TASLIMA NASRIN: Mainly, I wanted to make women conscious of their rights. They have been taught over centuries that their fatal destiny was to be the slaves of men. Many women have now become conscious of their rights. They have now started to study and get work outside their homes and become economically independent.

KERRY O’BRIEN: But haven’t fundamentalists also used you as a call to arms, if you like, as a way to fire up resistance to the type of message that you give? Haven’t your actions backfired to some degree?

TASLIMA NASRIN: Fundamentalists want to use me for political gain. What I have written is the truth. I don’t believe in God. I’m an atheist, and I believe religion is totally against human rights and women’s rights. I have a right to write the truth. Fundamentalists should not have rights to kill me for that reason.

KERRY O’BRIEN: But how would you feel if the fundamentalists in Bangladeshi politics win their fight to have blasphemy recognised as a capital offence? Won’t that be, in part at least, because of your own actions? Aren’t they using your actions to try to win that reform, if you could call it reform, in Bangladesh; to make blasphemy a capital offence?

TASLIMA NASRIN: I think they’ll try to create another issue for capital punishment for blasphemy.

KERRY O’BRIEN: You say that the comment about Islamic law and the Koran sparked the fatwa against you and such outrage in Bangladesh and you have been misquoted by an Indian newspaper. What was the point that you were trying to make: What were you saying that was misquoted?

TASLIMA NASRIN: I said that Islamic law, sharia law, should be removed from society.
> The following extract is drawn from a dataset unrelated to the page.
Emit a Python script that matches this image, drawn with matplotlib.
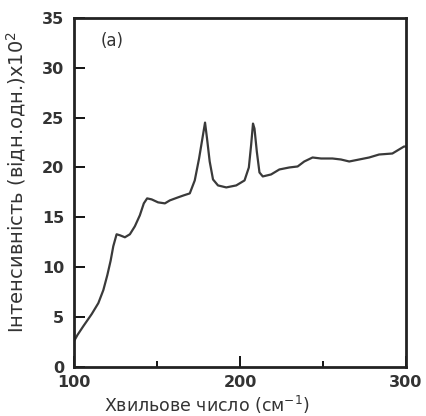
import numpy as np
import matplotlib.pyplot as plt
from matplotlib.ticker import MultipleLocator

# дані
wavenumber = [100.0, 102.0, 105.6, 110.6, 114.6, 117.6, 120.0, 122.0, 123.6, 125.6,
              127.6, 130.6, 133.6, 136.6, 139.6, 142.0, 144.0, 146.7, 150.6, 154.7,
              157.7, 162.6, 166.0, 169.7, 172.7, 175.3, 177.3, 178.9, 180.1, 181.7,
              183.7, 186.7, 191.7, 197.7, 202.7, 205.3, 206.7, 207.8, 208.7, 210.1,
              211.7, 213.7, 218.7, 223.7, 229.7, 234.7, 238.7, 243.7, 248.8, 255.7,
              260.8, 265.8, 271.8, 277.8, 283.8, 291.8, 298.8, 300.0]
intensity = [2.6, 3.2, 4.1, 5.3, 6.4, 7.7, 9.2, 10.65, 12.1, 13.3,
             13.2, 13.0, 13.3, 14.1, 15.2, 16.4, 16.9, 16.8, 16.5, 16.4,
             16.7, 17.0, 17.2, 17.4, 18.7, 20.9, 22.9, 24.5, 22.9, 20.6,
             18.8, 18.2, 18.0, 18.2, 18.7, 20.0, 22.3, 24.4, 23.9, 21.6,
             19.5, 19.1, 19.3, 19.8, 20.0, 20.1, 20.6, 21.0, 20.9, 20.9,
             20.8, 20.6, 20.8, 21.0, 21.3, 21.4, 22.1, 22.1]

x_ticks = [100, 200, 300]
y_ticks = [0, 5, 10, 15, 20, 25, 30, 35]

fig = plt.figure(figsize=(4.26, 4.16), dpi=100)
ax = fig.add_axes([0.174, 0.118, 0.779, 0.839])

ax.plot(wavenumber, intensity, color='#3a3a3a', lw=1.6)

ax.set_xlim(100, 300)
ax.set_ylim(0, 35)
ax.set_xticks(x_ticks)
ax.set_yticks(y_ticks)
ax.xaxis.set_minor_locator(MultipleLocator(50))
ax.tick_params(direction='in', length=8, width=1.3, labelsize=11.5)
ax.tick_params(axis='x', pad=6)
ax.tick_params(axis='y', pad=7)
ax.tick_params(which='minor', direction='in', length=4, width=1.3)
for lab in ax.get_xticklabels() + ax.get_yticklabels():
    lab.set_fontweight('bold')
    lab.set_color('#333333')
for s in ax.spines.values():
    s.set_linewidth(2)
    s.set_color('#222222')

ax.text(0.08, 0.92, '(a)', transform=ax.transAxes, fontsize=12, color='#333333')
ax.set_xlabel('Хвильове число (см$^{-1}$)', fontsize=12.5, color='#333333')
ax.set_ylabel('Інтенсивність (відн.одн.)x10$^{2}$', fontsize=14, color='#333333')
ax.xaxis.set_label_coords(0.40, -0.076)
ax.yaxis.set_label_coords(-0.14, 0.53)

plt.savefig('out.png', dpi=100)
We need civil law to give women total freedom and equality.

KERRY O’BRIEN: So you weren’t saying at that point that the Koran should be rewritten, but a civil application of the Koran…
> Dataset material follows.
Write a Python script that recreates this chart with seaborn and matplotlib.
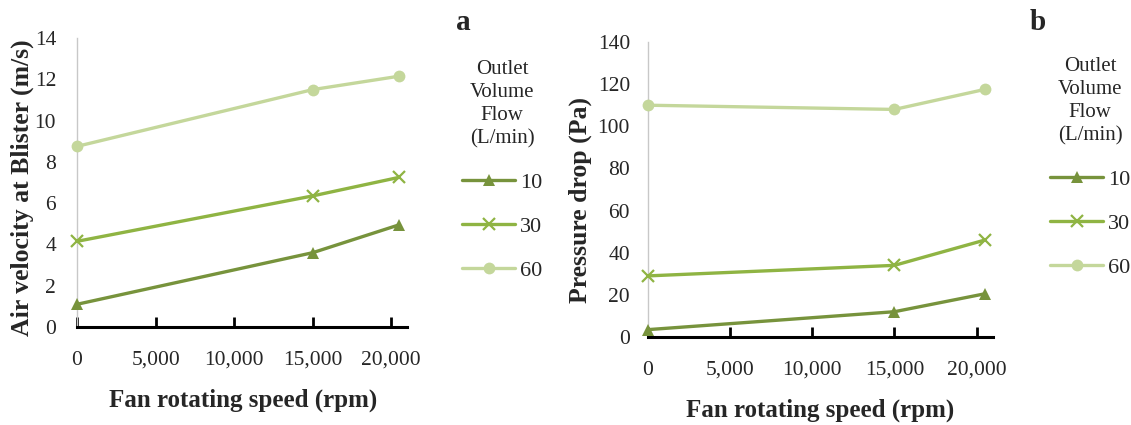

TASLIMA NASRIN: I don’t need a revision of the Koran because I think the Koran is out of place, out of time.

KERRY O’BRIEN: In a way you were adding insult to injury to devout Muslims, were you not? You were saying more, the Koran should be re-written, you were saying the Koran was irrelevant and yet to devout Muslims the Koran is the word of God. So, in their eyes, you’re still blaspheming. Weren’t you?

TASLIMA NASRIN: If I believe that the Koran is out of place and out of time we should not believe that which was written one thousand four hundred years ago. The Koran is totally against women’s rights, so why should I follow the Koran? I can reject it – it is my belief. If I hurt them, they also hurt me. I’m an atheist; I don’t believe in God. They want to kill me.
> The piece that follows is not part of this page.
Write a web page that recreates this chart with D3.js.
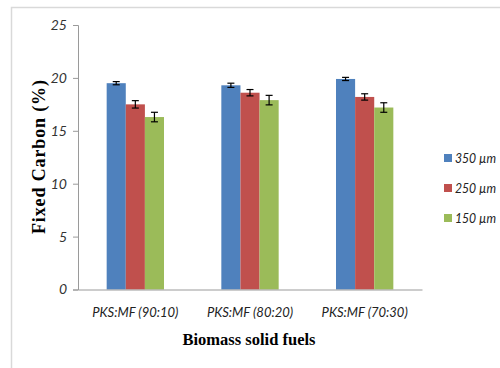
<!DOCTYPE html>
<html>
<head>
<meta charset="utf-8">
<script src="https://cdn.jsdelivr.net/npm/d3@7"></script>
<style>
  html, body { margin: 0; padding: 0; background: #fff; }
  svg { display: block; }
</style>
</head>
<body>
<div id="chart"></div>
<script>
// Fixed carbon content of PKS:MF blends by particle size
const categories = ["PKS:MF (90:10)", "PKS:MF (80:20)", "PKS:MF (70:30)"];
const seriesNames = ["350 \u00B5m", "250 \u00B5m", "150 \u00B5m"];
const values350 = [19.5, 19.3, 19.9];
const values250 = [17.5, 18.6, 18.2];
const values150 = [16.3, 17.9, 17.2];
const errors350 = [0.15, 0.2, 0.15];
const errors250 = [0.35, 0.3, 0.3];
const errors150 = [0.45, 0.45, 0.45];
const yTicks = [0, 5, 10, 15, 20, 25];
const colors = ["#4F81BD", "#C0504D", "#9BBB59"];

const W = 500, H = 368;
const margin = { left: 78, right: 78, top: 25, bottom: 78.5 };

const svg = d3.select("#chart").append("svg")
  .attr("width", W).attr("height", H);

// outer chart frame
svg.append("rect")
  .attr("x", 11.5).attr("y", 7.5)
  .attr("width", W + 10).attr("height", H + 10)
  .attr("fill", "#fff").attr("stroke", "#d9d9d9").attr("stroke-width", 1.5);

const x0 = d3.scaleBand().domain(categories)
  .range([margin.left, W - margin.right]).paddingInner(0.5).paddingOuter(0.25);
const x1 = d3.scaleBand().domain(seriesNames).range([0, x0.bandwidth()]);
const y = d3.scaleLinear().domain([0, 25]).range([H - margin.bottom, margin.top]);

const series = [
  { name: seriesNames[0], values: values350, errs: errors350, color: colors[0] },
  { name: seriesNames[1], values: values250, errs: errors250, color: colors[1] },
  { name: seriesNames[2], values: values150, errs: errors150, color: colors[2] }
];

// y axis
const yAxis = svg.append("g")
  .attr("transform", `translate(${margin.left},0)`)
  .call(d3.axisLeft(y).tickValues(yTicks).tickSize(5).tickPadding(6).tickFormat(d3.format("d")));
yAxis.select(".domain").attr("stroke", "#9a9a9a");
yAxis.selectAll(".tick line").attr("stroke", "#9a9a9a");
yAxis.selectAll(".tick text")
  .attr("font-family", "Lato, 'Open Sans', sans-serif")
  .attr("font-style", "italic").attr("font-size", 14).attr("fill", "#333");

// bars
series.forEach(s => {
  const g = svg.append("g");
  g.selectAll("rect").data(categories).join("rect")
    .attr("x", (c) => x0(c) + x1(s.name))
    .attr("y", (c, i) => y(s.values[i]))
    .attr("width", x1.bandwidth())
    .attr("height", (c, i) => y(0) - y(s.values[i]))
    .attr("fill", s.color);
  // error bars
  const eb = g.selectAll("g.err").data(categories).join("g").attr("class", "err");
  const cx = (c) => x0(c) + x1(s.name) + x1.bandwidth() / 2;
  eb.append("line")
    .attr("x1", cx).attr("x2", cx)
    .attr("y1", (c, i) => y(s.values[i] + s.errs[i]))
    .attr("y2", (c, i) => y(s.values[i] - s.errs[i]));
  eb.append("line")
    .attr("x1", c => cx(c) - 3.5).attr("x2", c => cx(c) + 3.5)
    .attr("y1", (c, i) => y(s.values[i] + s.errs[i]))
    .attr("y2", (c, i) => y(s.values[i] + s.errs[i]));
  eb.append("line")
    .attr("x1", c => cx(c) - 3.5).attr("x2", c => cx(c) + 3.5)
    .attr("y1", (c, i) => y(s.values[i] - s.errs[i]))
    .attr("y2", (c, i) => y(s.values[i] - s.errs[i]));
  eb.selectAll("line").attr("stroke", "#000").attr("stroke-width", 1.2);
});

// x axis
const xAxis = svg.append("g")
  .attr("transform", `translate(0,${y(0)})`)
  .call(d3.axisBottom(x0).tickSize(0).tickPadding(18));
xAxis.select(".domain").attr("stroke", "#9a9a9a");
xAxis.selectAll(".tick text")
  .attr("font-family", "Lato, 'Open Sans', sans-serif")
  .attr("font-style", "italic").attr("font-size", 13).attr("fill", "#222");

// axis titles
svg.append("text")
  .attr("x", 249).attr("y", 345)
  .attr("text-anchor", "middle")
  .attr("font-family", "'Liberation Serif', 'Times New Roman', serif")
  .attr("font-weight", "bold").attr("font-size", 16.5).attr("fill", "#000")
  .attr("textLength", 133).attr("lengthAdjust", "spacing")
  .text("Biomass solid fuels");

svg.append("text")
  .attr("transform", "translate(45,157) rotate(-90)")
  .attr("text-anchor", "middle")
  .attr("font-family", "'Liberation Serif', 'Times New Roman', serif")
  .attr("font-weight", "bold").attr("font-size", 18).attr("fill", "#000")
  .attr("textLength", 154).attr("lengthAdjust", "spacing")
  .text("Fixed Carbon (%)");

// legend
const legend = svg.append("g").attr("transform", "translate(444,158)");
series.forEach((s, i) => {
  const row = legend.append("g").attr("transform", `translate(0,${i * 30})`);
  row.append("rect").attr("x", 0).attr("y", -4).attr("width", 8).attr("height", 8).attr("fill", s.color);
  row.append("text").attr("x", 11).attr("y", 5)
    .attr("font-family", "Lato, 'Open Sans', sans-serif")
    .attr("font-style", "italic").attr("font-size", 13.5).attr("fill", "#222")
    .attr("textLength", 41).attr("lengthAdjust", "spacingAndGlyphs")
    .text(s.name);
});
</script>
</body>
</html>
KERRY O’BRIEN: You’re on record as saying, and I think you have virtually said it again tonight, that all religion is bad; all religion should be banned. Even if you believe that great evil is sometimes being committed in the name of religion, that is not exactly a very tolerant attitude on your part, coming from somebody who is protesting against intolerance. Do you really combat intolerance with intolerance?

TASLIMA NASRIN: It is my belief that religion is against women’s rights and women’s freedom. In all societies women are oppressed by all religions. I do not want to kill people who believe in religion, but religious people want to kill me because I don’t believe in God. I am not intolerant. I want to express myself. I have a right to express my ideas.

KERRY O’BRIEN: It’s one thing to say, “I don’t like religion”; it’s another thing to say: “All religion should be banned”.

TASLIMA NASRIN: All religion should be banned because, historically, religion makes war with lots of bloodshed; religion keeps women in slavery; its the cause of inequality and injustice. Religion keeps people in ignorance and allows the persecution of people of different faiths. So, if I reject religion and express myself, nobody should put a price on my head and kill me for my beliefs.

KERRY O’BRIEN: But to talk about something being banned is to suggest a form of suppression.

TASLIMA NASRI: It is my suggestion.

KERRY O’BRIEN: I know you don’t go so far as suggesting people should be killed for being religious, but nonetheless, to say that religion should be banned is in itself a form of suppression, a form of suppression of “freedom of speech”. Surely freedom of speech is a fundamental human right!

TASLIMA NASRIN: I do not want to hurt or kill the people who are practising religion. I think that, at this moment, the state must be separate from religion. Society should not encourage religions. States should not encourage religion. In our country we need schools, colleges, universities and libraries because seventy per cent of our people are illiterate. There are lots of mosques but very few schools. The government, and other rich countries, encourages the building of mosques in poor countries. Because of this I should protest against it. The state must be secular and stop encouraging religion.

KERRY O’BRIEN: I know that you’ve been described as a female Salman Rushdie, and I know that you reject that description and that he does too. Rushdie has said that it is your enemies that have more in common than the two of you. What empathy do you feel with Salman Rushdie, what common ground?

TASLIMA NASRIN: Salman has criticised Islam and I also criticise Islam – that is the common ground. Christian people can criticise Christianity, Hindu people can criticise Hinduism, but Muslims are not allowed to criticise Islam.

KERRY O’BRIEN: How seriously are you now taking the fatwa against your life? You are moving around more freely than you were when you first came to Sweden, are you not?

TASLIMA NASRIN: I had police protection for nine months, but now I’m more free to go anywhere I want.

KERRY O’BRIEN: If you decide that you can’t go back to Bangladesh, if the trial finds you guilty and they do impose a sentence and you then decide not to go back to Bangladesh, how will you live the rest of your life?

TASLIMA NASRI: I will continue my writing and I will say what I believe until the last day of my life, in Bangladesh, in Europe, or wherever. I will never compromise with the fundamentalists. I will never stop my writing, even if I do go back to Bangladesh.

KERRY O’BRIEN: If you do stay in exile it would seem to me that that is a very lonely life for you to face.

TASLIMA NASRIN: Yes, that is true. But I have many friends that support me here in Europe.

KERRY O’BRIEN: And your family, they’ve suffered too?

TASLIMA NASRIN: Yes, I got support from my family. I miss my family members in Bangladesh and India. I miss my language and culture. I sacrifice myself because I want to do something for my society.

KERRY O’BRIEN: Taslima Nasrin, thanks very much for talking with us.